From the moment you pull the Mosquito out of its special surf-style sock, you just know what this board is all about. Tight carves, big bottom turns, lip slashes and cover-ups. Want to make your next day on the mountain feel more like a private boat trip? Well buckle up, brah.

“Want to make your next day on the mountain feel more like a private boat trip? Well buckle up, brah”

MORE INFO:
NIDECKER.COM

Who Is The Nidecker Mosquito For?

Riders who don’t really give a shit about the park, or who want a beautiful quiver stick for those epic powder days.

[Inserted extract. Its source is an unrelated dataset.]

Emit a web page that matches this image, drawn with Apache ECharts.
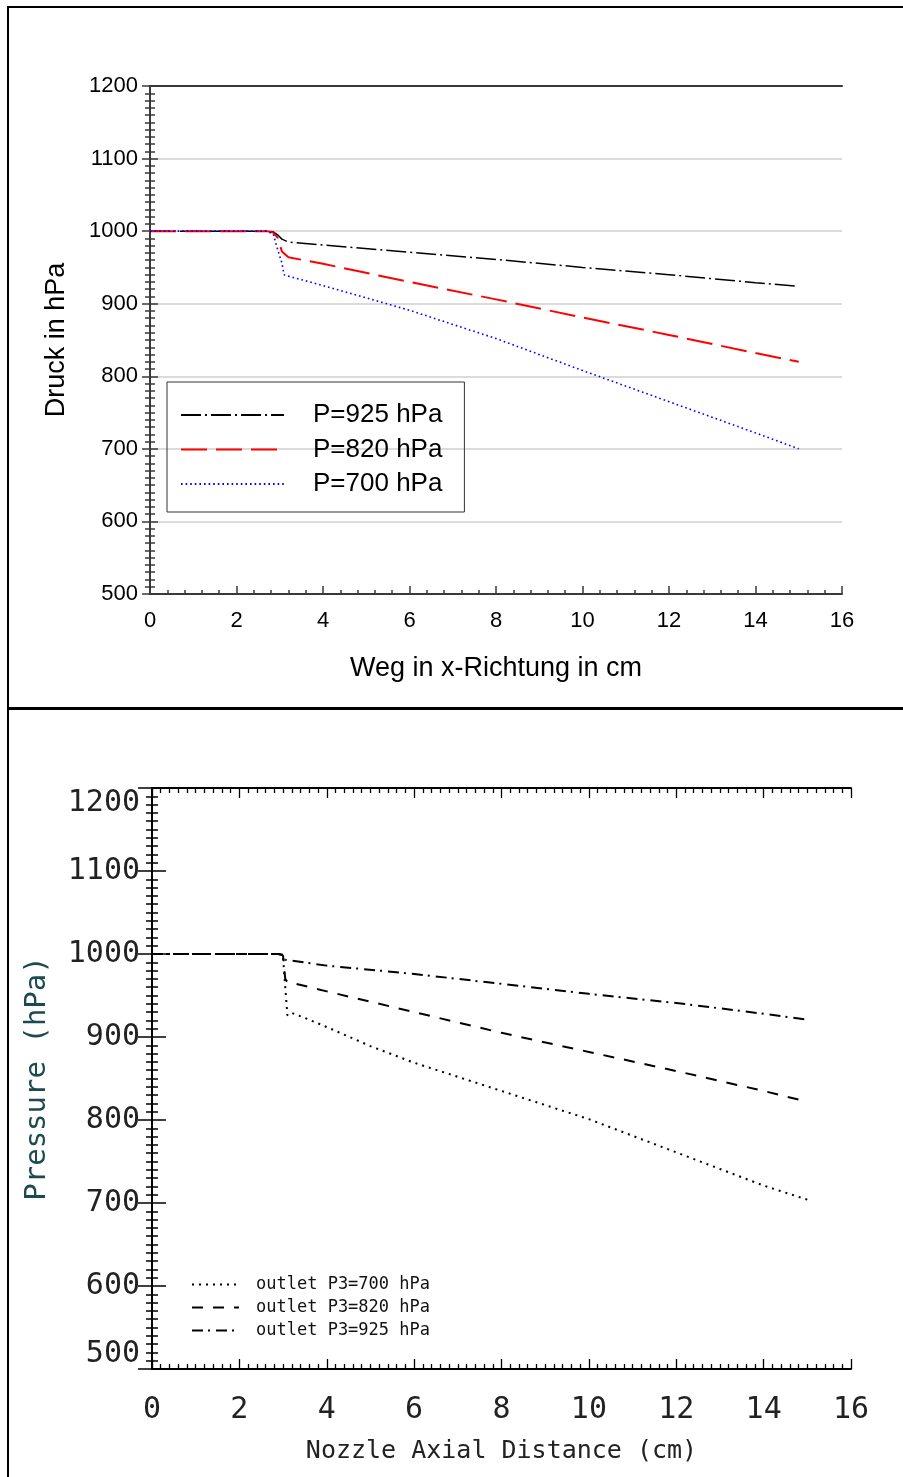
<!DOCTYPE html>
<html>
<head>
<meta charset="utf-8">
<script src="https://cdn.jsdelivr.net/npm/echarts@6/dist/echarts.min.js"></script>
<style>
  html, body { margin: 0; padding: 0; background: #fff; overflow: hidden; }
  #frame { position: absolute; left: 7px; top: 6px; width: 1000px; height: 1500px;
           border-left: 2.5px solid #000; border-top: 2.5px solid #000; }
  #divider { position: absolute; left: 7px; top: 707px; width: 1000px; height: 3px; background: #000; }
  #chart { position: absolute; left: 0; top: 0; width: 903px; height: 1477px; }
</style>
</head>
<body>
<div id="frame"></div>
<div id="divider"></div>
<div id="chart"></div>
<script>
// Upper panel: pressure along the channel (German labels)
const druck925 = [[0,1000],[2.7,1000],[2.85,999],[2.95,995],[3.05,989],[3.2,985],[4,981],[6,971],[8,961],[10,950],[12,940],[14,929],[15,924]];
const druck820 = [[0,1000],[2.7,1000],[2.85,998],[2.95,991],[3.05,972],[3.2,964],[4,955],[6,930],[8,906],[10,881],[12,857],[14,832],[15,820]];
const druck700 = [[0,1000],[2.7,1000],[2.85,996],[2.95,975],[3.05,956],[3.1,940],[3.2,938],[4,925],[6,891],[8,852],[10,808],[12,765],[14,722],[15,700]];
const namesTop = ['P=925 hPa', 'P=820 hPa', 'P=700 hPa'];

// Lower panel: nozzle axial pressure
const outlet700 = [[0,1000],[2.9,1000],[3.0,996],[3.05,960],[3.1,926],[3.2,929],[3.5,923],[4,912],[5,889],[6,869],[8,835],[10,801],[12,761],[14,721],[15,704]];
const outlet820 = [[0,1000],[2.9,1000],[3.0,998],[3.05,970],[3.1,966],[3.3,964],[4,955],[6,930],[8,905],[10,882],[12,859],[14,835],[15,822]];
const outlet925 = [[0,1000],[2.9,1000],[3.0,999],[3.05,993],[3.2,992],[4,986],[6,976],[8,964],[10,952],[12,941],[14,928],[15,921]];
const namesBottom = ['outlet P3=700 hPa', 'outlet P3=820 hPa', 'outlet P3=925 hPa'];

const xRange = { min: 0, max: 16, interval: 2 };
const yRange = { min: 500, max: 1200, interval: 100 };

const SANS = 'Liberation Sans';
const MONO = 'DejaVu Sans Mono';
const axisGray = '#3a3a3a';
const plain = v => String(v);

// major and minor ticks pointing into the plot area
function ticks(color, major, minor, minorSplit, width) {
  return {
    axisTick: { show: true, inside: true, length: major, lineStyle: { color, width } },
    minorTick: { show: true, splitNumber: minorSplit, length: minor, lineStyle: { color, width } }
  };
}

const chart = echarts.init(document.getElementById('chart'), null, { renderer: 'canvas' });

const option = {
  animation: false,
  backgroundColor: 'transparent',
  grid: [
    { left: 150, right: 61, top: 86, bottom: 883 },
    { left: 152, right: 52, top: 788, bottom: 108 }
  ],
  legend: [
    {
      data: namesTop,
      orient: 'vertical',
      left: 167, top: 382,
      padding: [18, 22, 13, 13],
      itemGap: 4.5,
      itemWidth: 103, itemHeight: 14,
      borderColor: '#333', borderWidth: 1,
      selectedMode: false,
      itemStyle: { opacity: 0 },
      textStyle: { fontFamily: SANS, fontSize: 26, color: '#000', lineHeight: 30, padding: [0, 0, 0, 24] }
    },
    {
      data: namesBottom,
      orient: 'vertical',
      left: 191, top: 1273,
      padding: 0,
      itemGap: 0,
      itemWidth: 47, itemHeight: 10,
      selectedMode: false,
      itemStyle: { opacity: 0 },
      textStyle: { fontFamily: MONO, fontSize: 17, color: '#111', lineHeight: 23, padding: [0, 0, 0, 12] }
    }
  ],
  xAxis: [
    {
      gridIndex: 0, type: 'value', position: 'bottom', ...xRange,
      axisLine: { show: true, lineStyle: { color: axisGray, width: 2 } },
      ...ticks(axisGray, 8, 4, 5, 1.5),
      splitLine: { show: false },
      axisLabel: { fontFamily: SANS, fontSize: 22, color: '#000', margin: 16, formatter: plain },
      name: 'Weg in x-Richtung in cm', nameLocation: 'middle', nameGap: 61, nameMoveOverlap: false,
      nameTextStyle: { fontFamily: SANS, fontSize: 27, color: '#000' }
    },
    {
      gridIndex: 0, type: 'value', position: 'top', ...xRange,
      axisLine: { show: true, lineStyle: { color: axisGray, width: 2 } },
      axisTick: { show: false }, axisLabel: { show: false }, splitLine: { show: false }
    },
    {
      gridIndex: 1, type: 'value', position: 'bottom', ...xRange,
      axisLine: { show: true, lineStyle: { color: '#000', width: 2 } },
      ...ticks('#000', 10, 5, 10, 1.3),
      splitLine: { show: false },
      axisLabel: { fontFamily: MONO, fontSize: 30, color: '#222', margin: 26, formatter: plain },
      name: 'Nozzle Axial Distance (cm)', nameLocation: 'middle', nameGap: 70, nameMoveOverlap: false,
      nameTextStyle: { fontFamily: MONO, fontSize: 25, color: '#222' }
    },
    {
      gridIndex: 1, type: 'value', position: 'top', ...xRange,
      axisLine: { show: true, lineStyle: { color: '#000', width: 2 } },
      ...ticks('#000', 10, 5, 10, 1.3),
      axisLabel: { show: false }, splitLine: { show: false }
    }
  ],
  yAxis: [
    {
      gridIndex: 0, type: 'value', position: 'left', ...yRange,
      axisLine: { show: true, lineStyle: { color: axisGray, width: 2 } },
      ...ticks(axisGray, 8, 5, 10, 1.5),
      splitLine: { show: true, lineStyle: { color: '#cfcfcf', width: 1.5 } },
      axisLabel: { fontFamily: SANS, fontSize: 22, color: '#000', margin: 12, formatter: plain },
      name: 'Druck in hPa', nameLocation: 'middle', nameGap: 80, nameMoveOverlap: false,
      nameTextStyle: { fontFamily: SANS, fontSize: 27, color: '#000' }
    },
    {
      gridIndex: 0, type: 'value', position: 'right', ...yRange,
      axisLine: { show: true, lineStyle: { color: axisGray, width: 2 } },
      ...ticks(axisGray, 8, 5, 10, 1.5),
      splitLine: { show: false }, axisLabel: { show: false }
    },
    {
      gridIndex: 1, type: 'value', position: 'left', ...yRange,
      axisLine: { show: true, lineStyle: { color: '#000', width: 2 } },
      ...ticks('#000', 14, 6, 10, 1.5),
      splitLine: { show: false },
      axisLabel: { fontFamily: MONO, fontSize: 30, color: '#222', margin: 12, formatter: plain,
                   verticalAlignMaxLabel: 'top', verticalAlignMinLabel: 'bottom' },
      name: 'Pressure (hPa)', nameLocation: 'middle', nameGap: 100, nameMoveOverlap: false,
      nameTextStyle: { fontFamily: MONO, fontSize: 29, color: '#1d4a4f' }
    },
    {
      gridIndex: 1, type: 'value', position: 'right', ...yRange,
      axisLine: { show: true, lineStyle: { color: '#000', width: 2 } },
      ...ticks('#000', 14, 6, 10, 1.5),
      splitLine: { show: false }, axisLabel: { show: false }
    }
  ],
  series: [
    { name: namesTop[0], type: 'line', xAxisIndex: 0, yAxisIndex: 0, data: druck925,
      showSymbol: false, symbol: 'none', color: '#000',
      lineStyle: { color: '#000', width: 1.5, type: [20, 4, 2, 4] } },
    { name: namesTop[1], type: 'line', xAxisIndex: 0, yAxisIndex: 0, data: druck820,
      showSymbol: false, symbol: 'none', color: '#ff0000',
      lineStyle: { color: '#ff0000', width: 2, type: [26, 9] } },
    { name: namesTop[2], type: 'line', xAxisIndex: 0, yAxisIndex: 0, data: druck700,
      showSymbol: false, symbol: 'none', color: '#0000ff',
      lineStyle: { color: '#0000ff', width: 1.6, type: [1.6, 3] } },

    { name: namesBottom[0], type: 'line', xAxisIndex: 2, yAxisIndex: 2, data: outlet700,
      showSymbol: false, symbol: 'none', color: '#000',
      lineStyle: { color: '#000', width: 2, type: [2, 5] } },
    { name: namesBottom[1], type: 'line', xAxisIndex: 2, yAxisIndex: 2, data: outlet820,
      showSymbol: false, symbol: 'none', color: '#000',
      lineStyle: { color: '#000', width: 2, type: [11, 10] } },
    { name: namesBottom[2], type: 'line', xAxisIndex: 2, yAxisIndex: 2, data: outlet925,
      showSymbol: false, symbol: 'none', color: '#000',
      lineStyle: { color: '#000', width: 2, type: [11, 5, 2, 6] } }
  ]
};

chart.setOption(option);
</script>
</body>
</html>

Shape, Profile and Sidecut

Nidecker describe the Mosquito as a high performance fish. It’s a short, wide, whole-heartedly directional silhouette designed to be ridden approximately 5-10 centimetres shorter than your regular board. Much of that length is taken up by the nose, while there’s not much deck to speak of outside the rear inserts before you hit that distinctive double-pointed tail. Is it a swallow? A crescent? We’ll settle for cat ears. As you would expect, you don’t need to work at all to sink the rear – in fact this thing is made to be ridden (surfed?) off the back foot.

Extended rocker at the front keeps the nose skimming easily over deep snow, but don’t mistake this shape for a one-trick powder pony. There’s some trad camber further back – and a deliberately small (read: aggressive) sidecut radius – that help the Mosquito transition easily from tight tree lines to precise corduroy dissection. In a word: agile. And floaty. OK two words.

“Extended rocker at the front keeps the nose skimming easily over deep snow, but don’t mistake this shape for a one-trick powder pony”

Construction and Materials

Rarely will you find a snowboard that’s been put together with this much love. The brains behind Nidecker’s Snow Surf Quiver, Thierry ‘TK’ Kunz, has clearly been inspired by hand-crafted surf shapes. The topsheet is a stunning mix of tinted resin and matt black glassing that deploys both triax and biax fibres in different zones. Overall it delivers a stiff, responsive flex, and by wrapping the topsheet over the side to meet a narrow 2mm sidewall you get more direct power transfer into the edge as well as a beautiful, neat finish. Although it’s short, this is no easy-going jib stick – you really want good turning technique and some power in your legs to harness its potential.

The core is made from three different woods: poplar for springiness, paulownia for its lightweight properties and beech for added strength near the edges. It would be a shame to cheap out on the base at this point, so the Mosquito duly rounds things off with a piece of N-9000 sintered P-tex. Yes, that’s a lot of thousands. Yes, it’s black. And yes, it’s beyond quick.

“Rarely will you find a snowboard that’s been put together with this much love”

Roundup

Maybe someone, somewhere, is working on a surfboard that borrows shamelessly from snowboard design. Good luck to them if they are. In our world, brands like Nidecker continue to find inspiration in the original sideways culture and the idea of riding the mountain like a wave. The Mosquito has executed that brief brilliantly, seamlessly merging the aesthetic of the shaping bay with hard-nosed carving technology. Bring on the 50 year storm.